Given problem: Extract all lines from the data beneath that include the word "this".

(Figure scripts)
╔══

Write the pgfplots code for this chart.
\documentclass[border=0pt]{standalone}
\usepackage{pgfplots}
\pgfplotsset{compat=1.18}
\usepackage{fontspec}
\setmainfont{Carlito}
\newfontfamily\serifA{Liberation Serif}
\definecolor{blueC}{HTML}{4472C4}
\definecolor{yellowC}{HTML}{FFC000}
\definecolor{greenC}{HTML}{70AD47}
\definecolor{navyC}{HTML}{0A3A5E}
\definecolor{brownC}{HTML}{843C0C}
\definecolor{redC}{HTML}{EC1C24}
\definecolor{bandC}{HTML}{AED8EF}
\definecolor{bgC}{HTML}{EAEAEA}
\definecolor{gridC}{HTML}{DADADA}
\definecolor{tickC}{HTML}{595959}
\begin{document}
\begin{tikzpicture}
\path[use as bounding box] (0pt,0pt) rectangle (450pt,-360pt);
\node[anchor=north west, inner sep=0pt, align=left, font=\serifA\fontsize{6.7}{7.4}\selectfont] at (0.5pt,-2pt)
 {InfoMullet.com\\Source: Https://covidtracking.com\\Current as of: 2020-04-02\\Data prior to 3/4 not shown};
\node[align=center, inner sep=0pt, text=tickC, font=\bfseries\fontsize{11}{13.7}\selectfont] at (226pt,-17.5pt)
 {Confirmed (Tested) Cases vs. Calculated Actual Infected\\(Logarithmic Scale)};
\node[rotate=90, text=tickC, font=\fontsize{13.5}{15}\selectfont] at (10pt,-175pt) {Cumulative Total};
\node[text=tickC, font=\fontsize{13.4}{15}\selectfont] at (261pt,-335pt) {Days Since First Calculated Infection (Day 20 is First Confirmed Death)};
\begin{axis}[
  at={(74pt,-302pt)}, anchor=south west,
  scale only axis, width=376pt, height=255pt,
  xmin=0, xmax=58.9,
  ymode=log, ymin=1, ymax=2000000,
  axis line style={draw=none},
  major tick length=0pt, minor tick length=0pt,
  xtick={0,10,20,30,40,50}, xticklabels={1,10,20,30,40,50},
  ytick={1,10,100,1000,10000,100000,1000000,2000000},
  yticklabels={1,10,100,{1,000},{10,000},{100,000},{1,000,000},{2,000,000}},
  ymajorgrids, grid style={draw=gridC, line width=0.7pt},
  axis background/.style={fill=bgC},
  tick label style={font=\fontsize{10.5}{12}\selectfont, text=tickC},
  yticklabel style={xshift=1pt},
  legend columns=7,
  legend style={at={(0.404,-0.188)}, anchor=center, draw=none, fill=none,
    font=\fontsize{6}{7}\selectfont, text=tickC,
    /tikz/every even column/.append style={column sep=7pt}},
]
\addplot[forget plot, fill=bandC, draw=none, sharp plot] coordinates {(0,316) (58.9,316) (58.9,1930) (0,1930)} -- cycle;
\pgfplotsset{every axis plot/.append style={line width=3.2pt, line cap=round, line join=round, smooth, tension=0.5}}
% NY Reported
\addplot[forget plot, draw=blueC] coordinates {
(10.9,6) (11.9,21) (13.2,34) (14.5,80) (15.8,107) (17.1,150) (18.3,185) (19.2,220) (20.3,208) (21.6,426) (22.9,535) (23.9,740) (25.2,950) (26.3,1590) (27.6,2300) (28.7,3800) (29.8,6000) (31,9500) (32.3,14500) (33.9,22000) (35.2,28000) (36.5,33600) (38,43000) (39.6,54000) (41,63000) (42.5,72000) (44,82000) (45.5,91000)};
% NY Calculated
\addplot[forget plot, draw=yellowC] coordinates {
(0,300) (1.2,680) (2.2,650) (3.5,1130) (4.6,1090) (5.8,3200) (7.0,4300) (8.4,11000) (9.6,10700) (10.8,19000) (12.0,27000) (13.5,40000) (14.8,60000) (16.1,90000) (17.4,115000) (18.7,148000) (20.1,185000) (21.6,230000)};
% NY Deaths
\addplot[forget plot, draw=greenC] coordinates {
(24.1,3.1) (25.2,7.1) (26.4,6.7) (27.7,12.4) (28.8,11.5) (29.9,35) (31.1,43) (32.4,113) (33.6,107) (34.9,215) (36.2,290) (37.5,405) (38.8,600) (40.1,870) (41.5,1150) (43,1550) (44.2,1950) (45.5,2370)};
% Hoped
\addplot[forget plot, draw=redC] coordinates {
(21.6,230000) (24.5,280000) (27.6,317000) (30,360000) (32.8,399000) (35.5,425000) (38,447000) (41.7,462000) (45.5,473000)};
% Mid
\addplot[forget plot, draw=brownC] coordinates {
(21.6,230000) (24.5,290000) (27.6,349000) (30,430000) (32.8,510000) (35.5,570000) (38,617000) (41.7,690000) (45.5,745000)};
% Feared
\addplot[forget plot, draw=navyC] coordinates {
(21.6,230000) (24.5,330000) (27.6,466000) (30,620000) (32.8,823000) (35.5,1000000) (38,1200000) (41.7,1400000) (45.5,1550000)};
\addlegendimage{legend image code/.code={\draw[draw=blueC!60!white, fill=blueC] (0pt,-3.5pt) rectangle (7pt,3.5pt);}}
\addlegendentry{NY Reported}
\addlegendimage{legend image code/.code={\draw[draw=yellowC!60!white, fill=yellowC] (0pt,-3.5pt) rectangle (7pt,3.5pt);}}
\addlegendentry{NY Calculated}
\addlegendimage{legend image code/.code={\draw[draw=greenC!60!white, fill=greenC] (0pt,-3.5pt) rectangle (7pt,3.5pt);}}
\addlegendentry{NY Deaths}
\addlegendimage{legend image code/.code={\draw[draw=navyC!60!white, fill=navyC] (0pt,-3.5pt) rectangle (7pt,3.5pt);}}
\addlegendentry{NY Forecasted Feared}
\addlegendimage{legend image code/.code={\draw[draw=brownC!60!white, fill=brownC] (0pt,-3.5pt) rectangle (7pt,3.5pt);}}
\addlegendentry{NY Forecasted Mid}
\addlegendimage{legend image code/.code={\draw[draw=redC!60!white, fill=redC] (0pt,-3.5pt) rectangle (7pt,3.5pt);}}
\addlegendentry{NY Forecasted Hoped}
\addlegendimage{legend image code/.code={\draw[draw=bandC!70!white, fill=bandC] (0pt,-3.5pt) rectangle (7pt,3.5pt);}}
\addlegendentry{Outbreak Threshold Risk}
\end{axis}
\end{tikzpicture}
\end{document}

╚══
╔══

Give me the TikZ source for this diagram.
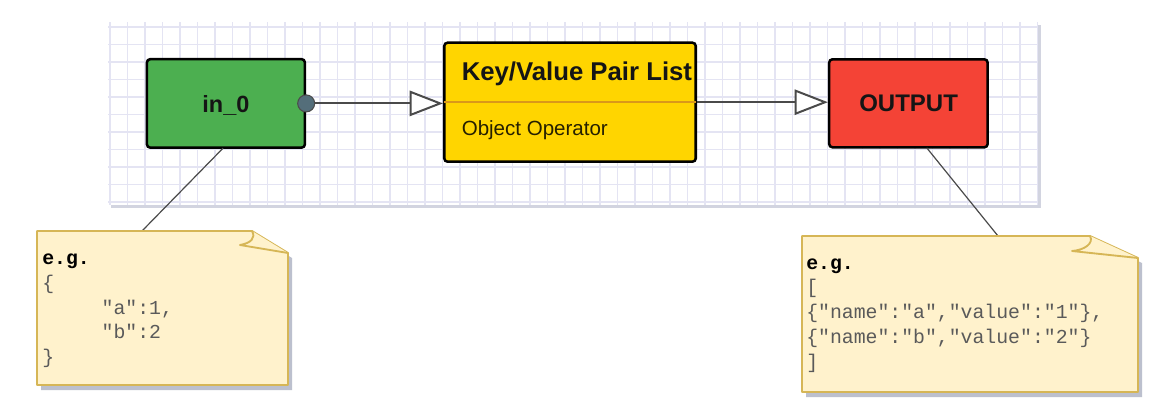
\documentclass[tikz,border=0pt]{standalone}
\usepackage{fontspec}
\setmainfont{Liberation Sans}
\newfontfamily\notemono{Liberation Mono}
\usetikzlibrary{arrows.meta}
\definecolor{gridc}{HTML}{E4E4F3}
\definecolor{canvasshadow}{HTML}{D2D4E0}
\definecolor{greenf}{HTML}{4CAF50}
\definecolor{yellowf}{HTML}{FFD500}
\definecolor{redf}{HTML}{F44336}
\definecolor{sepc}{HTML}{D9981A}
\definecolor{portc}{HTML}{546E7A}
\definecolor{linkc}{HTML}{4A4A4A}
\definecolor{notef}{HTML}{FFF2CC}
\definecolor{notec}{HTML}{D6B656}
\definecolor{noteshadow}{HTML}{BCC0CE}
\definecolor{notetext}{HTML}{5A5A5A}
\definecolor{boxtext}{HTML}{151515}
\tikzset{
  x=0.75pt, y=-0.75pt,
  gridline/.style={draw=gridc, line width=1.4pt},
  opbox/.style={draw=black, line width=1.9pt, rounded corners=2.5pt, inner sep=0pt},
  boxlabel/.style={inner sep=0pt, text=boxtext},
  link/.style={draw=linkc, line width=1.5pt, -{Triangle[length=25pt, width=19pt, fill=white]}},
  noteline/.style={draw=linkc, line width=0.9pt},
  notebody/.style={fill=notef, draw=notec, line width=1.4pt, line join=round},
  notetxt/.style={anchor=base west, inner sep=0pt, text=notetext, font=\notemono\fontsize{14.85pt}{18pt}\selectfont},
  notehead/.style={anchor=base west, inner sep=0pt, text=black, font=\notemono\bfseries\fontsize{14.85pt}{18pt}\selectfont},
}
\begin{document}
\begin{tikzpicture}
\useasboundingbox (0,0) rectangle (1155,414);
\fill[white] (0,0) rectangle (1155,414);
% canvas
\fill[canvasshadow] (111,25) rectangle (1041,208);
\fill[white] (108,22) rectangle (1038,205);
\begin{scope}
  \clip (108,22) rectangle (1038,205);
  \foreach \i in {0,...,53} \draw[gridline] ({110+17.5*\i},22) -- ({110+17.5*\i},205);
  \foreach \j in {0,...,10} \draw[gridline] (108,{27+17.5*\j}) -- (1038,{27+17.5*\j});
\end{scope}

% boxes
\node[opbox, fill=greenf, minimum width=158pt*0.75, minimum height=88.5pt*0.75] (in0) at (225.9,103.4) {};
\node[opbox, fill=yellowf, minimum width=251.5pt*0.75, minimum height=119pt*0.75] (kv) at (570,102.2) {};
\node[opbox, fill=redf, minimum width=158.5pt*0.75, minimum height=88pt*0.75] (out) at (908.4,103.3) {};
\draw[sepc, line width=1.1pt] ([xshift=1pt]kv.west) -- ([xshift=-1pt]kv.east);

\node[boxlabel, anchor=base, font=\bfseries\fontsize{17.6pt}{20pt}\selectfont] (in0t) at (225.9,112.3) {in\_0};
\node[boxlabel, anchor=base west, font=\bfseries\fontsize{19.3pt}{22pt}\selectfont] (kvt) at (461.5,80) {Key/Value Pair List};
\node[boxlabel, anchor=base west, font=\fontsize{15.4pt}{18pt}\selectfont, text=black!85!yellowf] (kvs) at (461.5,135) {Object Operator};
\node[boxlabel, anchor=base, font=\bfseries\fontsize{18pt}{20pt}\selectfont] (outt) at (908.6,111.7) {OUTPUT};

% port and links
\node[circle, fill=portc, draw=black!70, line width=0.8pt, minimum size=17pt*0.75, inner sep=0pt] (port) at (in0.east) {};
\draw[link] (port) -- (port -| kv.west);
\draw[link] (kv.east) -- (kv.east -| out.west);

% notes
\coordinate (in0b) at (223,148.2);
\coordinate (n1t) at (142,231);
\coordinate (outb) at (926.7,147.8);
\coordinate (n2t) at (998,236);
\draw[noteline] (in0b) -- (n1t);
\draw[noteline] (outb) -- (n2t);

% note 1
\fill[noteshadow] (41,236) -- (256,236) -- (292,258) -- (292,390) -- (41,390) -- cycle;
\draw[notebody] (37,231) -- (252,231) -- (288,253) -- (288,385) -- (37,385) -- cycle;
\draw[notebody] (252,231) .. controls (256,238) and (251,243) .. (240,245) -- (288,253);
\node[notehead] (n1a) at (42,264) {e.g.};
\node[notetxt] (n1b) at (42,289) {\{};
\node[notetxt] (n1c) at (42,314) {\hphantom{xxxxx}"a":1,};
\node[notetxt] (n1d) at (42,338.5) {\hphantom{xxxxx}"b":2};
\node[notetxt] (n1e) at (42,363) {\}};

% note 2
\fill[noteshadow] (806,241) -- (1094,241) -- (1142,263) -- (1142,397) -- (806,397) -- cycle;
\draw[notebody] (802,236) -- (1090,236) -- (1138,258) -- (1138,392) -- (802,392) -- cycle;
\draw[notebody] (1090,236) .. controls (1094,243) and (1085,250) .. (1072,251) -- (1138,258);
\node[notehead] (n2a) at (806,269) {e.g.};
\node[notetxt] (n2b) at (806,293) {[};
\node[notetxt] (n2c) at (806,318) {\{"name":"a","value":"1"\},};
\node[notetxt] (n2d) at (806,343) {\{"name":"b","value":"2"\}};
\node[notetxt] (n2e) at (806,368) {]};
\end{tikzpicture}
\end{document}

╚══

Task answer:
Write the pgfplots code for this chart.
Give me the TikZ source for this diagram.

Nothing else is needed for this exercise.